We’re trying desperately to record. It’s an endless process, and an impossible one. On an official level, Evan is photographing everything, storing up vast supplies of digital photos that will end up somewhere, on an innocuous external drive. In some storage unit will sit the history of 22 years, the things we couldn’t carry off.

Personally, I am frantic. I want to pin down everything, every moment I know will slip, and am running around trying to catch them as they fall, knowing most will shatter, and disintegrate. Someone asked me about Amsterdam yesterday, and I told them I’d loved it when I went last year. As I talked, I saw the front of the houseboat we rented, a bridge where we paused for photographs, and the window of a single cafe. With work I could recover more, mostly things I have shown myself again in photographs. If I sat down and focused, really focused, perhaps I could get a second of a street sound, or the light on a canal. It was three of the loveliest days of my life, and now it is the front of a boat, a bridge, a window.

Everything in my cabin has a tiny story, and I go around, touching things and remembering. This book that I’m reading, this one with the blue cover: I bought it in a bookshop in Singapore. It was meltingly hot and everything was closed. The zoo seemed too expensive and somehow, by no mechanism I can remember, I had made the journey alone. I ate kaya toast, sticky and sweet, dipped in eggs, in a shopping mall and then took the subway (no durian fruit, no loud music) to a street that seemed not just empty but deserted. Sweat puddled in the small of my back and I felt faint. Far away it sounded like there was a parade, perhaps for the New Year. The bookstore was locked, so I drank coffee across the street and watched expats come out of yoga. After an hour they opened and a white cat sat on top of a stack of books. A Singaporean hipster excitedly recommended books by Burmese poets. The book is by my bed now, held up by the male half of a pair of green bronze lions and I’m on a street in Hong Kong, hungover and squinting at the sun, with Adam and Andrea and they’re both committed to finding me lions but we end up eating french toast and drinking iced tea with condensed milk instead. Beyond that is a beach in South Africa full of chatty, fussy penguins, then the pushy shop keeper in India where Dad thought I should buy the blue bedspread, and finally the cold rain streaming off the metal awning of a tea house on a misty hillside in Japan.

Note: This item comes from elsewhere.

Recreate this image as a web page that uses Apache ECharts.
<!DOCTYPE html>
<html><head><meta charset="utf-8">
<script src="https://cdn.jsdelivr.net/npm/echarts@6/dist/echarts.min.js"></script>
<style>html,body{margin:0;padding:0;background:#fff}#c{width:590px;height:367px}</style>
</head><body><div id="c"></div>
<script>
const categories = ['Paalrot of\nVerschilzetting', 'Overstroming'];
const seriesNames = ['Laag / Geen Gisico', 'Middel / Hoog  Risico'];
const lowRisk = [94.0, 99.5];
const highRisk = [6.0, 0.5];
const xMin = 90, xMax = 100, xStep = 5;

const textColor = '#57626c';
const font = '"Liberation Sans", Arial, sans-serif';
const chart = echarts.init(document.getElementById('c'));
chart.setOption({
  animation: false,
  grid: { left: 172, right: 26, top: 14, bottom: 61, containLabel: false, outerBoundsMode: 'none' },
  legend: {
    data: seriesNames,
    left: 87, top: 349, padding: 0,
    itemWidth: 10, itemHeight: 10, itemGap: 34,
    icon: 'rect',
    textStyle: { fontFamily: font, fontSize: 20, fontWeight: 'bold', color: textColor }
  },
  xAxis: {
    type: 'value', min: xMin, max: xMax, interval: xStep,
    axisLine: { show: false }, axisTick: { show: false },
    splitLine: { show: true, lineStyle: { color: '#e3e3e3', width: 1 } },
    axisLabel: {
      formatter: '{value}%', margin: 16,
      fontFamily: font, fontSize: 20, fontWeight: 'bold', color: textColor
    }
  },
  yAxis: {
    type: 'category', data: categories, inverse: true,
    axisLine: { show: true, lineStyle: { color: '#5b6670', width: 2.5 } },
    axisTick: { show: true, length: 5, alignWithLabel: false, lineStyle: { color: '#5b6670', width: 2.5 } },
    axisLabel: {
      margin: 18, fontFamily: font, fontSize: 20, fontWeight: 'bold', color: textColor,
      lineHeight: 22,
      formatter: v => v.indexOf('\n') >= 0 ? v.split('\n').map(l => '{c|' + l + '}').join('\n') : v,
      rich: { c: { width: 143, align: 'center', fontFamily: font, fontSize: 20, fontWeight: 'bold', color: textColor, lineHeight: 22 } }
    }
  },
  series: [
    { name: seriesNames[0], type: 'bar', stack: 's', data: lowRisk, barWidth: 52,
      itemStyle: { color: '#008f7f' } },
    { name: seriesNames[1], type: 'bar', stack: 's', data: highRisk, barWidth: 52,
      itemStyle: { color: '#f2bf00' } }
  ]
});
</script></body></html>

I can’t record it. I can’t keep it, I know I can’t.

It’s all too fast.

We write and we record. We sort through photos in our cabins and re-watch video clips of streets in Shanghai. We sit out parties we’re meant to be at to tell ourselves stories and then run to them, two hours late, desperate not to miss out on that either. Everyone is exhausted, worn to the bone.

And at the same time, we’re setting life back in motion, one by one. We buy plane tickets and arrange sublets, talking endlessly about the burritos we’ll eat. And we are excited, genuinely and truly. I can’t wait to see London again and I’m desperate for the first sunset at Blue Mountain. I spend much of my time now contemplating the exact shade of red lipstick appropriate to a Taylor Swift concert. I am preparing for home. I even think I’m ready. But the time is slipping by too quickly, the stories are fading away too fast.

Cleaning my room tonight, I find myself holding a piece of paper with unfamiliar writing, rows upon rows of black characters. It’s a fortune, I know that. A fortune from a temple. Tokyo? Kyoto? Japan, I know. It must be Japan. I must have paid for it. Shaken a box to choose which fortune would be mine. It would have been cold. I’d have been wearing my leather jacket. Sensoji? Meji? It was probably raining. It was always raining in Japan. The paper is creased from where I put it in my notebook three months ago, certain that with this to remind me, I would never forget that moment.

I fold it along the same crease and put it in a drawer. Later, I tell myself, I’ll remember later.